Figure 1: Bryce Mitchell's slide showing the cloud-native work undertaken by the Linux Foundation, that he believes is taking NFV in the right direction. Bryce Mitchell's slide showing the cloud-native work undertaken by the Linux Foundation, that he believes is taking NFV in the right direction.

"We have to drive to cloud-native applications because the current solutions are not amenable to the automation we need to scale and to get to cost curves we need as an industry," Mitchell said. "We need to rally as an industry -- let's push vendors and ourselves toward this design paradigm."

Mitchell also referred to two familiar challenges to early versions of NFV: the "lift and shift" approach to creating early virtual network functions and the need for internal culture change to embrace a software-driven universe.

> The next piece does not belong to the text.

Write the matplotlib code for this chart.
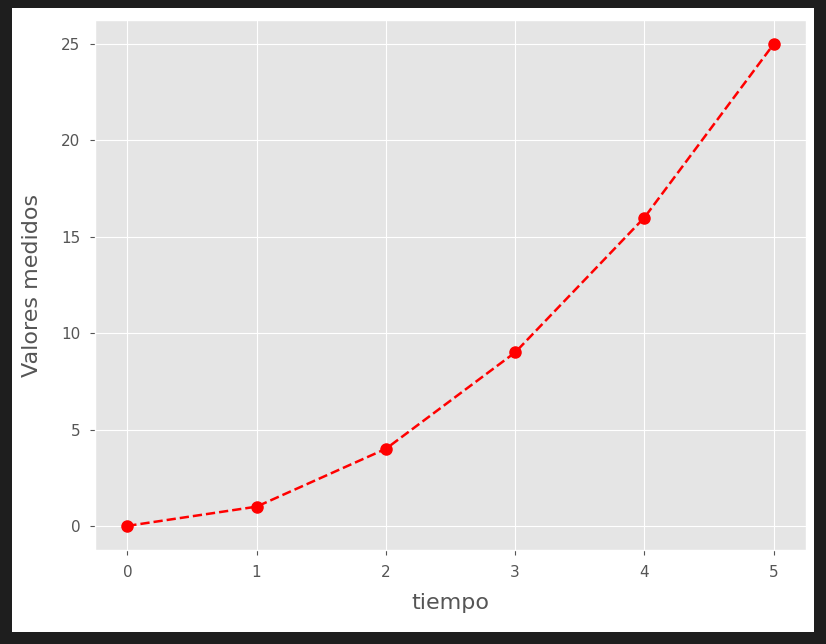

Telus has "been fairly aggressive" in deploying NFV, he claimed, having put ten NFV pods based on OpenStack in place across Canada over the last two years. In the process, the company has greatly reduced the time it takes to turn up and test software through automation.

"When we first started deploying the pods two years ago it was taking us close to nine months to getting a pod up into production and a good chunk of that was the tail-end set-up of software configuration, software deployment, testing and validation," Mitchell said. "We actually have managed to get that down to 2.5 days now, which is really impressive. So once our physical infrastructure build is complete, the software is completely automated, the testing is completely automated and it even goes into the continuous testing and validation after it's been deployed."

As for the cultural challenges, he said telecom operators are not used to dealing with software at scale and particularly open source, and cited his team's discovery of a software bug that it took them nine months to work through with the open source community. Where Telus has been successful, it's been in areas where the carrier started from scratch with a new team of software-savvy folks that had the right skill set, he added.

"When we expand that out to the actual network functions and the teams within the carrier that deal with them, they don't have that skill set," he said. "But we can't simply go out and grab people off the street that know software design because the folks we have today are deeply knowledgeable about those network functions, how they work and how they are integrated into our organizations and into our systems. So there is monumental cultural change we are going through internally within the carriers to make better use of this technology."

Mitchell is greatly encouraged by all the activity around cloud-native architectures and the evolution of cloud-native virtual network functions.

"I think that will be absolutely will be key to coping with the cultural aspects to driving forward to getting to the value NFV has promised," he commented. "I see us moving toward a proper microservices and API-driven, built-for-cloud-from-the-ground-up type of NFV solutions and I see that trend as absolutely critical for us to achieve success and the value of NFV."